#### [WHAT THE TASK ASKS]
Output the material word for word. Leave each picture out.

>>

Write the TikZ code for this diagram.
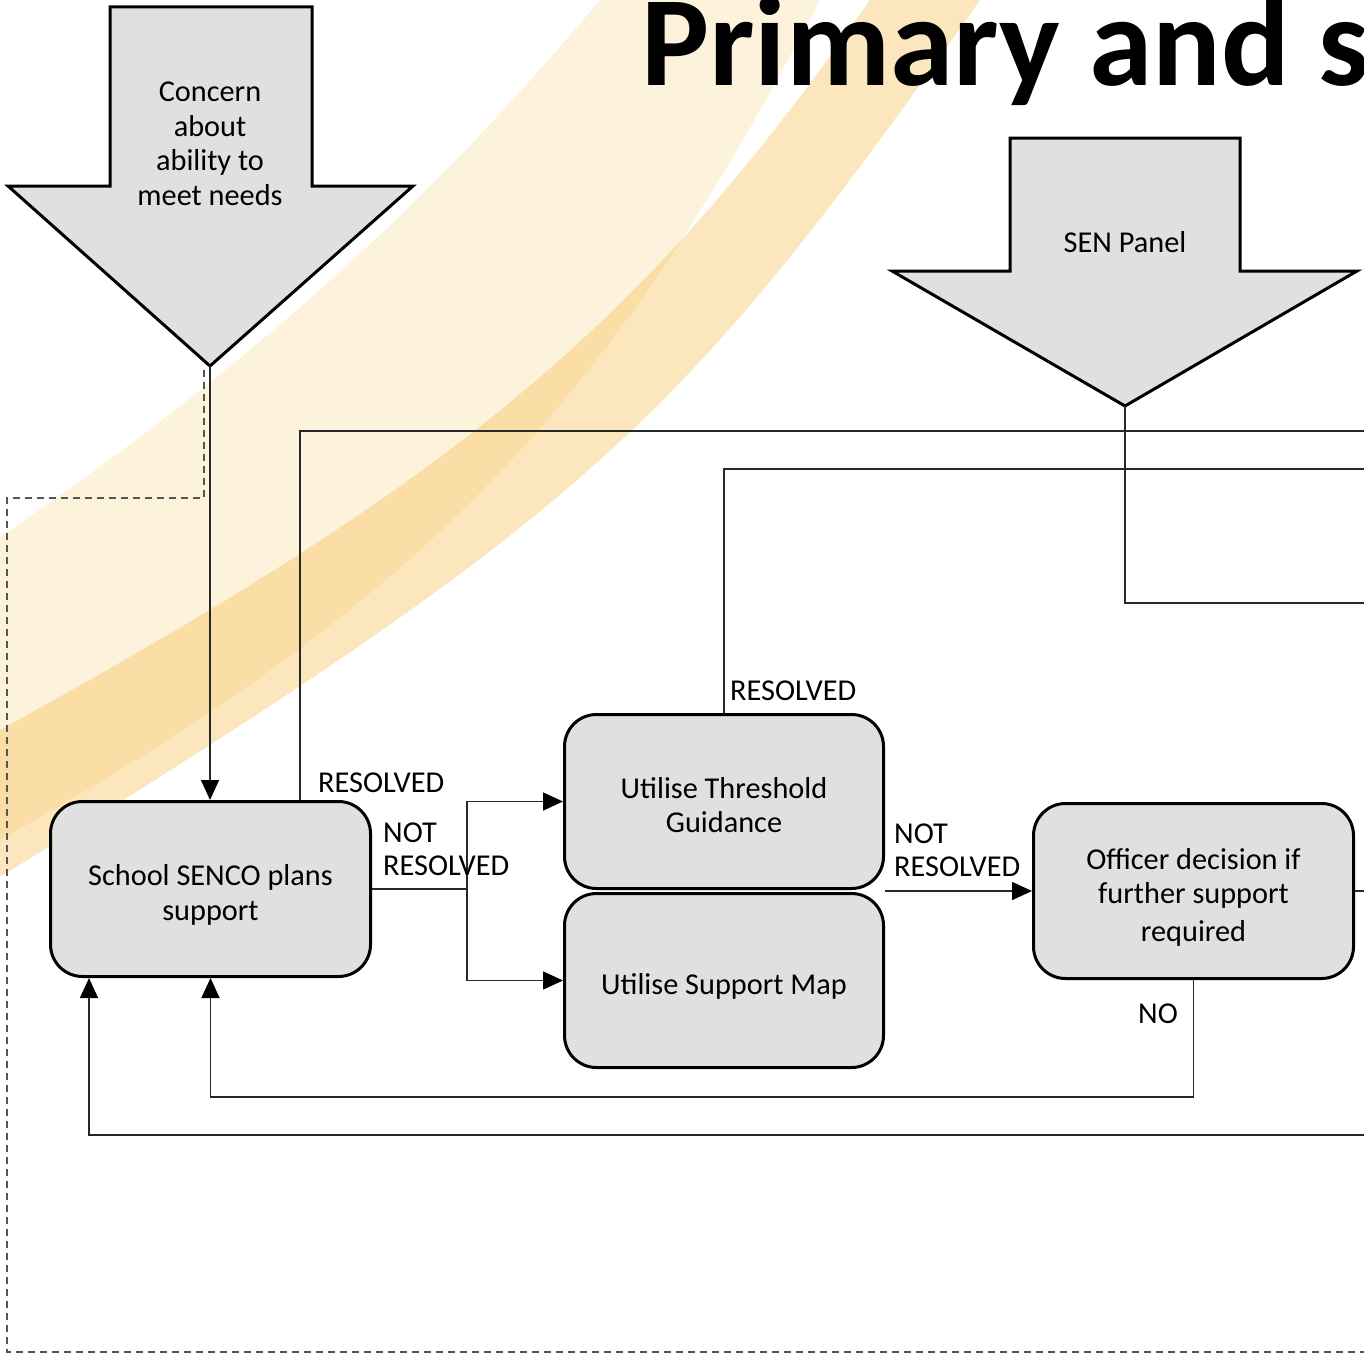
\documentclass[tikz,border=0pt]{standalone}
\usepackage{fontspec}
\setmainfont{Carlito}
\usetikzlibrary{arrows.meta,calc}
\definecolor{boxgray}{RGB}{224,224,224}
\definecolor{bandorange}{RGB}{245,178,50}
\definecolor{lineg}{RGB}{40,40,40}
\definecolor{dashg}{RGB}{85,85,85}
\newcommand{\toppad}{\rule{0pt}{33pt}}
\begin{document}
\begin{tikzpicture}[x=1pt,y=-1pt,
  flowbox/.style={draw=black, line width=3pt, fill=boxgray, rounded corners=32pt,
    minimum width=320pt, minimum height=175pt, align=center, inner sep=0pt,
    font=\fontsize{30.3}{34.5}\selectfont},
  bigarrow/.style={draw=black, line width=3pt, fill=boxgray, line join=miter},
  arrowtext/.style={align=center, inner sep=0pt, font=\fontsize{30.3}{34.5}\selectfont},
  conn/.style={draw=lineg, line width=1.5pt},
  arr/.style={conn, -{Triangle[length=20pt,width=18pt,color=black,fill=black]}},
  lbl/.style={font=\fontsize{30.3}{33}\selectfont, align=left, inner sep=0pt},
  dashedline/.style={draw=dashg, line width=2pt, dash pattern=on 7pt off 5pt}
]
\useasboundingbox (0,0) rectangle (1364,1354);

% decorative bands
\begin{scope}
\clip (0,0) rectangle (1364,1354);
\fill[bandorange, opacity=0.17]
  (640,-50) -- (600,0) .. controls (490,130) and (320,320) .. (0,537) -- (-80,590)
  -- (-80,885) -- (0,840) .. controls (450,588) and (620,380) .. (820,0) -- (860,-80) -- cycle;
\fill[bandorange, opacity=0.32]
  (920,-70) -- (870,0) .. controls (640,331) and (450,482) .. (0,730) -- (-80,774)
  -- (-80,927) -- (0,877) .. controls (591,511) and (682,423) .. (980,0) -- (1030,-71) -- cycle;
\end{scope}

% title
\node[anchor=base west, inner sep=0pt, font=\fontsize{128}{128}\selectfont\bfseries] (title) at (641,85) {Primary and s};

% right edge reference
\coordinate (E) at (1372,0);

% big arrows
\draw[bigarrow] (110,7) -- (312,7) -- (312,186) -- (413,186) -- (210,366) -- (8,186) -- (110,186) -- cycle;
\coordinate (a1tip) at (210,366);
\node[arrowtext] (concern) at (210,144) {Concern\\about\\ability to\\meet needs};

\draw[bigarrow] (1010,138) -- (1240,138) -- (1240,271) -- (1357,271) -- (1125,406) -- (892,271) -- (1010,271) -- cycle;
\coordinate (a2tip) at (1125,406);
\node[arrowtext] (panel) at (1125,242) {SEN Panel};

% boxes
\node[flowbox] (senco) at (210.5,889) {\toppad School SENCO plans\\support};
\node[flowbox, minimum height=174pt, minimum width=319pt] (thresh) at (724,801.5) {\rule{0pt}{28pt}Utilise Threshold\\Guidance};
\node[flowbox, minimum height=174pt, minimum width=319pt] (supmap) at (724,980.5) {\toppad Utilise Support Map};
\node[flowbox] (officer) at (1193.5,891) {\toppad Officer decision if\\further support\\[3pt]required};

% dashed route
\coordinate (d0) at (204,370);
\coordinate (d1) at (204,498);
\coordinate (d2) at (7,498);
\coordinate (d3) at (7,1352);
\draw[dashedline] (d0) -- (d1) -- (d2) -- (d3) -- (d3 -| E);

% connectors
\draw[arr] (a1tip) -- (a1tip |- senco.north);

\coordinate (r1) at (300,431);
\draw[conn] (r1 |- senco.north) -- (r1) -- (r1 -| E);
\node[lbl, anchor=west] (res1) at (318,783) {RESOLVED};

\coordinate (sx) at (467,0);
\draw[conn] (senco.east) -- (senco.east -| sx);
\draw[arr] (senco.east -| sx) |- (thresh.west);
\draw[arr] (senco.east -| sx) |- (supmap.west);
\node[lbl, anchor=west] (nr1) at (383,849.5) {NOT\\RESOLVED};

\coordinate (r2) at (724,469);
\draw[conn] (thresh.north) -- (r2) -- (r2 -| E);
\node[lbl, anchor=west] (res2) at (730,691) {RESOLVED};

\coordinate (j) at ($(thresh.south east)!0.5!(supmap.north east)$);
\draw[arr] (j) -- (j -| officer.west);
\node[lbl, anchor=west] (nr2) at (894,850.5) {NOT\\RESOLVED};

\draw[conn] (officer.east) -- (officer.east -| E);

\coordinate (noy) at (0,1097);
\draw[arr] (officer.south) -- (officer.south |- noy) -- (senco.south |- noy) -- (senco.south);
\node[lbl, anchor=east] (no) at (1178,1014) {NO};

\coordinate (b) at (89,1135);
\draw[arr] (b -| E) -- (b) -- (b |- senco.south);

\coordinate (p1) at (1125,603);
\draw[conn] (a2tip) -- (p1) -- (p1 -| E);
\end{tikzpicture}
\end{document}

<<

#### [WRITTEN SOLUTION]
Write the TikZ code for this diagram.
\documentclass[tikz,border=0pt]{standalone}
\usepackage{fontspec}
\setmainfont{Carlito}
\usetikzlibrary{arrows.meta,calc}
\definecolor{boxgray}{RGB}{224,224,224}
\definecolor{bandorange}{RGB}{245,178,50}
\definecolor{lineg}{RGB}{40,40,40}
\definecolor{dashg}{RGB}{85,85,85}
\newcommand{\toppad}{\rule{0pt}{33pt}}
\begin{document}
\begin{tikzpicture}[x=1pt,y=-1pt,
  flowbox/.style={draw=black, line width=3pt, fill=boxgray, rounded corners=32pt,
    minimum width=320pt, minimum height=175pt, align=center, inner sep=0pt,
    font=\fontsize{30.3}{34.5}\selectfont},
  bigarrow/.style={draw=black, line width=3pt, fill=boxgray, line join=miter},
  arrowtext/.style={align=center, inner sep=0pt, font=\fontsize{30.3}{34.5}\selectfont},
  conn/.style={draw=lineg, line width=1.5pt},
  arr/.style={conn, -{Triangle[length=20pt,width=18pt,color=black,fill=black]}},
  lbl/.style={font=\fontsize{30.3}{33}\selectfont, align=left, inner sep=0pt},
  dashedline/.style={draw=dashg, line width=2pt, dash pattern=on 7pt off 5pt}
]
\useasboundingbox (0,0) rectangle (1364,1354);

% decorative bands
\begin{scope}
\clip (0,0) rectangle (1364,1354);
\fill[bandorange, opacity=0.17]
  (640,-50) -- (600,0) .. controls (490,130) and (320,320) .. (0,537) -- (-80,590)
  -- (-80,885) -- (0,840) .. controls (450,588) and (620,380) .. (820,0) -- (860,-80) -- cycle;
\fill[bandorange, opacity=0.32]
  (920,-70) -- (870,0) .. controls (640,331) and (450,482) .. (0,730) -- (-80,774)
  -- (-80,927) -- (0,877) .. controls (591,511) and (682,423) .. (980,0) -- (1030,-71) -- cycle;
\end{scope}

% title
\node[anchor=base west, inner sep=0pt, font=\fontsize{128}{128}\selectfont\bfseries] (title) at (641,85) {Primary and s};

% right edge reference
\coordinate (E) at (1372,0);

% big arrows
\draw[bigarrow] (110,7) -- (312,7) -- (312,186) -- (413,186) -- (210,366) -- (8,186) -- (110,186) -- cycle;
\coordinate (a1tip) at (210,366);
\node[arrowtext] (concern) at (210,144) {Concern\\about\\ability to\\meet needs};

\draw[bigarrow] (1010,138) -- (1240,138) -- (1240,271) -- (1357,271) -- (1125,406) -- (892,271) -- (1010,271) -- cycle;
\coordinate (a2tip) at (1125,406);
\node[arrowtext] (panel) at (1125,242) {SEN Panel};

% boxes
\node[flowbox] (senco) at (210.5,889) {\toppad School SENCO plans\\support};
\node[flowbox, minimum height=174pt, minimum width=319pt] (thresh) at (724,801.5) {\rule{0pt}{28pt}Utilise Threshold\\Guidance};
\node[flowbox, minimum height=174pt, minimum width=319pt] (supmap) at (724,980.5) {\toppad Utilise Support Map};
\node[flowbox] (officer) at (1193.5,891) {\toppad Officer decision if\\further support\\[3pt]required};

% dashed route
\coordinate (d0) at (204,370);
\coordinate (d1) at (204,498);
\coordinate (d2) at (7,498);
\coordinate (d3) at (7,1352);
\draw[dashedline] (d0) -- (d1) -- (d2) -- (d3) -- (d3 -| E);

% connectors
\draw[arr] (a1tip) -- (a1tip |- senco.north);

\coordinate (r1) at (300,431);
\draw[conn] (r1 |- senco.north) -- (r1) -- (r1 -| E);
\node[lbl, anchor=west] (res1) at (318,783) {RESOLVED};

\coordinate (sx) at (467,0);
\draw[conn] (senco.east) -- (senco.east -| sx);
\draw[arr] (senco.east -| sx) |- (thresh.west);
\draw[arr] (senco.east -| sx) |- (supmap.west);
\node[lbl, anchor=west] (nr1) at (383,849.5) {NOT\\RESOLVED};

\coordinate (r2) at (724,469);
\draw[conn] (thresh.north) -- (r2) -- (r2 -| E);
\node[lbl, anchor=west] (res2) at (730,691) {RESOLVED};

\coordinate (j) at ($(thresh.south east)!0.5!(supmap.north east)$);
\draw[arr] (j) -- (j -| officer.west);
\node[lbl, anchor=west] (nr2) at (894,850.5) {NOT\\RESOLVED};

\draw[conn] (officer.east) -- (officer.east -| E);

\coordinate (noy) at (0,1097);
\draw[arr] (officer.south) -- (officer.south |- noy) -- (senco.south |- noy) -- (senco.south);
\node[lbl, anchor=east] (no) at (1178,1014) {NO};

\coordinate (b) at (89,1135);
\draw[arr] (b -| E) -- (b) -- (b |- senco.south);

\coordinate (p1) at (1125,603);
\draw[conn] (a2tip) -- (p1) -- (p1 -| E);
\end{tikzpicture}
\end{document}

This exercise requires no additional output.